Public Utility Company
The transmission towers were located at various substations and consisted of maximum 90-foot-tall galvanized A-frames. The towers were typically asymmetrically loaded and supported on concrete piers up to 37 feet deep and up to 7 feet in diameter. Typically eight anchor bolts embedded up to 9 feet into the reinforced concrete piers were used to fasten the tower legs to the foundation. The age of the towers and foundations ranged from ten to twenty-five years old.

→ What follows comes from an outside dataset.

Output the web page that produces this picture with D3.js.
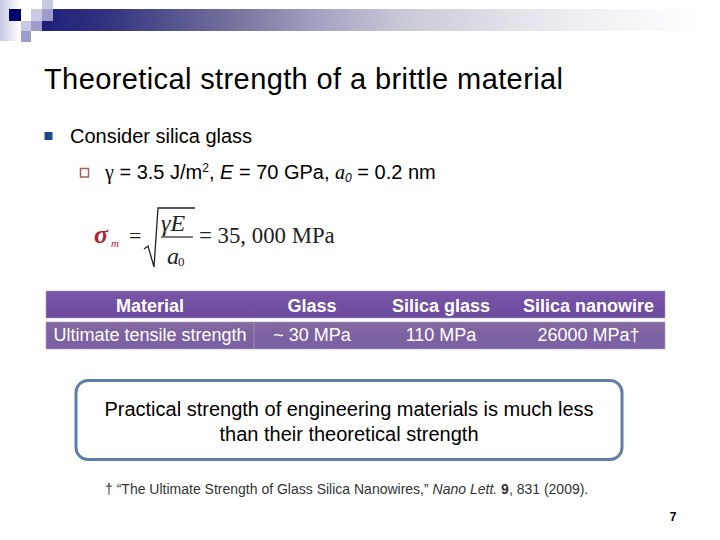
<!DOCTYPE html>
<html><head><meta charset="utf-8">
<script src="https://cdn.jsdelivr.net/npm/d3@7"></script>
<style>html,body{margin:0;padding:0;background:#fff}svg{display:block;font-family:"Liberation Sans",Arial,sans-serif}</style>
</head><body><svg id="c" width="720" height="540"></svg>
<script>
const columns = ["Material", "Glass", "Silica glass", "Silica nanowire"];
const rowValues = ["Ultimate tensile strength", "~ 30 MPa", "110 MPa", "26000 MPa†"];
const columnEdges = [46, 254, 370, 512, 665];
const titleText = "Theoretical strength of a brittle material";
const bulletText = "Consider silica glass";
const calloutLines = ["Practical strength of engineering materials is much less", "than their theoretical strength"];
const pageNumber = "7";

const svg = d3.select("#c");
const defs = svg.append("defs");
function grad(id, stops, x2, y2){
  const g = defs.append("linearGradient").attr("id", id).attr("x1",0).attr("y1",0).attr("x2",x2).attr("y2",y2);
  stops.forEach(s => g.append("stop").attr("offset", s[0]).attr("stop-color", s[1]));
}
grad("band", [[0,"#1f1f7a"],[0.1,"#33337f"],[0.3,"#77779f"],[0.42,"#a3a3c3"],[0.55,"#c9cad7"],[0.72,"#e3e3ec"],[0.88,"#f5f5f8"],[1,"#ffffff"]],1,0);
grad("side", [[0,"#c6c6e2"],[1,"#ffffff"]],1,0);
grad("head", [[0,"#7a56a8"],[1,"#6c4a9e"]],0,1);
grad("cell", [[0,"#85699f"],[0.5,"#7d62a2"],[1,"#7a5fa4"]],0,1);

// Decorative header
svg.append("rect").attr("x",42).attr("y",9).attr("width",660).attr("height",22).attr("fill","url(#band)");
svg.append("rect").attr("x",0).attr("y",0).attr("width",20).attr("height",41).attr("fill","url(#side)");
const squares = [[9,9,12,12,"#00006e"],[31,9,11,12,"#c9c9e3"],[42,0,11,9,"#c9c9e3"],[42,9,11,12,"#9d9dcb"],
  [21,21,10,10,"#c9c9e3"],[31,21,11,10,"#9d9dcb"],[21,31,10,11,"#9d9dcb"]];
svg.append("g").selectAll("rect").data(squares).join("rect")
  .attr("x",d=>d[0]).attr("y",d=>d[1]).attr("width",d=>d[2]).attr("height",d=>d[3]).attr("fill",d=>d[4]);

// Title
svg.append("text").attr("x",44).attr("y",89).attr("font-size",29).attr("textLength",519).attr("fill","#000").text(titleText);

// Bullets
svg.append("rect").attr("x",44.5).attr("y",132).attr("width",8).attr("height",8).attr("fill","#1f4a86");
svg.append("text").attr("x",70).attr("y",143).attr("font-size",20).attr("textLength",182).text(bulletText);
svg.append("rect").attr("x",80.5).attr("y",168.5).attr("width",8).attr("height",8.5).attr("fill","none").attr("stroke","#a4635f").attr("stroke-width",1.5);

const sub = svg.append("text").attr("x",105).attr("y",179).attr("font-size",20);
sub.append("tspan").attr("font-family","Liberation Serif").text("γ");
sub.append("tspan").text(" = 3.5 J/m");
sub.append("tspan").attr("font-size",12).attr("dy",-7).text("2");
sub.append("tspan").attr("dy",7).text(", ");
sub.append("tspan").attr("font-style","italic").text("E");
sub.append("tspan").text(" = 70 GPa, ");
sub.append("tspan").attr("font-family","Liberation Serif").attr("font-style","italic").text("a");
sub.append("tspan").attr("font-size",12).attr("dy",3).attr("font-style","italic").text("0");
sub.append("tspan").attr("dy",-3).text(" = 0.2 nm");

// Equation
const serif = "Liberation Serif";
const eq = svg.append("g").attr("fill","#222").attr("font-family",serif);
eq.append("text").attr("x",94).attr("y",243).attr("font-style","italic").attr("font-weight","bold").attr("font-size",26).attr("fill","#b02030").text("σ");
eq.append("text").attr("x",111).attr("y",247).attr("font-style","italic").attr("font-size",11).attr("fill","#b02030").text("m");
eq.append("text").attr("x",129).attr("y",243).attr("font-size",22).text("=");
eq.append("path").attr("d", d3.line()([[144,249],[148,246],[154,267],[158,208],[195,208]])).attr("fill","none").attr("stroke","#222").attr("stroke-width",1.3);
eq.append("line").attr("x1",161).attr("x2",193).attr("y1",237).attr("y2",237).attr("stroke","#222").attr("stroke-width",1.2);
eq.append("text").attr("x",161).attr("y",231).attr("font-style","italic").attr("font-size",24).text("γE");
eq.append("text").attr("x",167).attr("y",264).attr("font-style","italic").attr("font-size",24).text("a");
eq.append("text").attr("x",178).attr("y",266).attr("font-size",13).text("0");
eq.append("text").attr("x",199).attr("y",243).attr("font-size",22.8).text("= 35, 000 MPa");

// Table
const band = d3.scaleOrdinal().domain(columns).range(columnEdges.slice(0,-1));
const next = d3.scaleOrdinal().domain(columns).range(columnEdges.slice(1));
const mid = c => (band(c)+next(c))/2;
svg.append("rect").attr("x",46).attr("y",291).attr("width",619).attr("height",27).attr("fill","url(#head)").attr("stroke","#a99cc0").attr("stroke-width",.6);
svg.append("rect").attr("x",46).attr("y",322).attr("width",619).attr("height",27).attr("fill","url(#cell)").attr("stroke","#a99cc0").attr("stroke-width",.6);
svg.append("line").attr("x1",band(columns[1])).attr("x2",band(columns[1])).attr("y1",322).attr("y2",349).attr("stroke","#a99cc0").attr("stroke-width",.8);
svg.append("g").selectAll("text").data(columns).join("text")
  .attr("x",mid).attr("y",312).attr("text-anchor","middle").attr("font-size",18).attr("font-weight","bold").attr("fill","#fff").text(c=>c);
svg.append("g").selectAll("text").data(rowValues).join("text")
  .attr("x",(d,i)=>mid(columns[i])).attr("y",341).attr("text-anchor","middle").attr("font-size",18).attr("fill","#fff").text(d=>d);

// Callout
svg.append("rect").attr("x",76).attr("y",380.5).attr("width",546).attr("height",79).attr("rx",12).attr("fill","#fff").attr("stroke","#5e7fa8").attr("stroke-width",3);
svg.append("g").selectAll("text").data(calloutLines).join("text")
  .attr("x",349).attr("y",(d,i)=>416+i*24.5).attr("text-anchor","middle").attr("font-size",20).attr("fill","#000").text(d=>d);

// Reference
const ref = svg.append("text").attr("x",105).attr("y",494).attr("font-size",14).attr("fill","#333");
ref.append("tspan").text("† “The Ultimate Strength of Glass Silica Nanowires,” ");
ref.append("tspan").attr("font-style","italic").text("Nano Lett. ");
ref.append("tspan").attr("font-weight","bold").text("9");
ref.append("tspan").text(", 831 (2009).");

svg.append("text").attr("x",673).attr("y",521).attr("text-anchor","middle").attr("font-size",12).attr("font-weight","bold").attr("fill","#000").text(pageNumber);
</script></body></html>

The cracks, oriented both radially and longitudinally, were commonly 0.100 inches or wider, while some were as wide as 0.625 inches. The cracks initiated primarily at the surface and top corners of the piers and typically passed through or were in close proximity to the anchor bolt locations. WJE completed visual surveys of the exposed pier surfaces and partially excavated select piers to map cracking conditions below grade and to verify the as-built reinforcement using ground penetrating radar. After the reinforcing steel was located, concrete cores were extracted for materials testing to determine the compressive strength of the concrete. Using microscopic techniques, WJE petrographers identified the likely causes of the cracking: volume change of the concrete as a result of drying shrinkage, autogenous shrinkage, temperature change, and internal chemical reactions such as Alkali-Silica Reaction and Delayed Ettringite Formation. Based on these findings, various temporary and long-term repair options were presented to the client to address both immediate safety concerns and to extend the service life of the existing tower foundations.